According to Andrew Pigott, business development manager for generating set manufacturer A J Power – a long-standing engineering business that supplies power solutions in South Africa and worldwide – demand for data centres will continue to grow in South Africa, creating commercial opportunities for the electric power sector.

“As the most advanced economy in Africa, fuelled by a highly educated workforce, South Africa is an attractive place for investment in its own right,” says Andrew. “In addition, investors see it as a stepping stone into the wider continent, which goes some way to explain why the country is such an attractive location for data centre growth.”

But it’s not all plain sailing for data centres operating in South Africa. Reliability issues with the power grid, even in affluent metropolitan areas, means data centres must invest in alternative power solutions to protect business continuity. Fail to do so and their reputations are on the line.

“Data centres are a very power-hungry animal, yet the grid in South Africa often can’t match demand with supply,” says Andrew. “As more data centres go up, opportunities will expand for companies with solid engineering credentials who have the dependable products to plug those power gaps.”
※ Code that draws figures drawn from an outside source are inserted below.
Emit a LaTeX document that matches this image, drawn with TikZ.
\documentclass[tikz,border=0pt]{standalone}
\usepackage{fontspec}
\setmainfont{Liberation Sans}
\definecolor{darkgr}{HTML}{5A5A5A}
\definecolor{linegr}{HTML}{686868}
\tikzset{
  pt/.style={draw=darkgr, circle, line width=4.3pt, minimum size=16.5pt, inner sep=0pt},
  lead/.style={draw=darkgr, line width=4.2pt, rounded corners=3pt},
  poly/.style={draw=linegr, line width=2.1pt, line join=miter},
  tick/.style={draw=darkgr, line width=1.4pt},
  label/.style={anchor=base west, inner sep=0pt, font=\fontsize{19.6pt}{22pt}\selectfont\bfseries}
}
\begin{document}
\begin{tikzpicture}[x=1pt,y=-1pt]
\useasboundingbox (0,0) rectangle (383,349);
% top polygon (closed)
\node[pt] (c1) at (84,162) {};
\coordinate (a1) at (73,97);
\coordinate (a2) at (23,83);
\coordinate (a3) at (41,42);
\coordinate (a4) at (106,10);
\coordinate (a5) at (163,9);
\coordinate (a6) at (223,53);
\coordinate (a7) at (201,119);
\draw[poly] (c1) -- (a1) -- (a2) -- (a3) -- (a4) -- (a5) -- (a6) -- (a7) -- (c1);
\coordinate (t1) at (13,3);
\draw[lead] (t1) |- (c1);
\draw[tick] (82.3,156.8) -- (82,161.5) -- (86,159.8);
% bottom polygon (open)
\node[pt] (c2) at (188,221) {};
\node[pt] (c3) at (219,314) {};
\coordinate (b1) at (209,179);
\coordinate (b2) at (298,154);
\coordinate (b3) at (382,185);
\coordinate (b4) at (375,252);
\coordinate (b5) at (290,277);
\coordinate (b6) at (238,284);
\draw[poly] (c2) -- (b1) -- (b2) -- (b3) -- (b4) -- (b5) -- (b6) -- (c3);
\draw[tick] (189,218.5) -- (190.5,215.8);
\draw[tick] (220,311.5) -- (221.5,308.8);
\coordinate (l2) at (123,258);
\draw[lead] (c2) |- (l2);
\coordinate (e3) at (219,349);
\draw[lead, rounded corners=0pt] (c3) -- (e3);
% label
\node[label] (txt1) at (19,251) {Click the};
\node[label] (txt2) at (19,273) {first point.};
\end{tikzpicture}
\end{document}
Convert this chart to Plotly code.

Andrew’s contention that South Africa’s data centre market is booming is more than a hunch. A J Power has already completed many installations in the country and is seeing an increasing number of enquiries.

“Previously we supplied the bulk of our generating sets to factories and farmers, but we’re seeing a clear shift in the sector we’re supplying to as data centres look for back-up power solutions that safeguard their commercial success and reputation,” said Andrew.

Solving power challenges in Cape Town

Among the projects delivered by Andrew’s team in South Africa was a large-scale installation of generating sets for a major colocation data centre in Cape Town. The site houses critical data and infrastructure for some of the country’s most eminent enterprises and government departments and needs to ensure data flows without disruption, 24/7.

With power outages commonplace in the local area, they required a high-spec standby power system that was powerful and dependable enough to pick up a new segment of the building’s load, in a dual redundancy arrangement – providing a total of 5000 kVA standby power – whenever the grid failed.

A J Power met that challenge by manufacturing, supplying and installing two AJ2500 generating sets, fitted with two Perkins® 4016-61TRG3 engines, so as the data centre can maintain constant uptime for its customers.

“The project was a big success and gave our customer peace of mind that they could provide consistent uptime to their customers, whatever shape the local supply was in. We look forward to sharing our expertise with more data centre clients in South Africa as the market continues to expand over the coming decade,” concludes Andrew.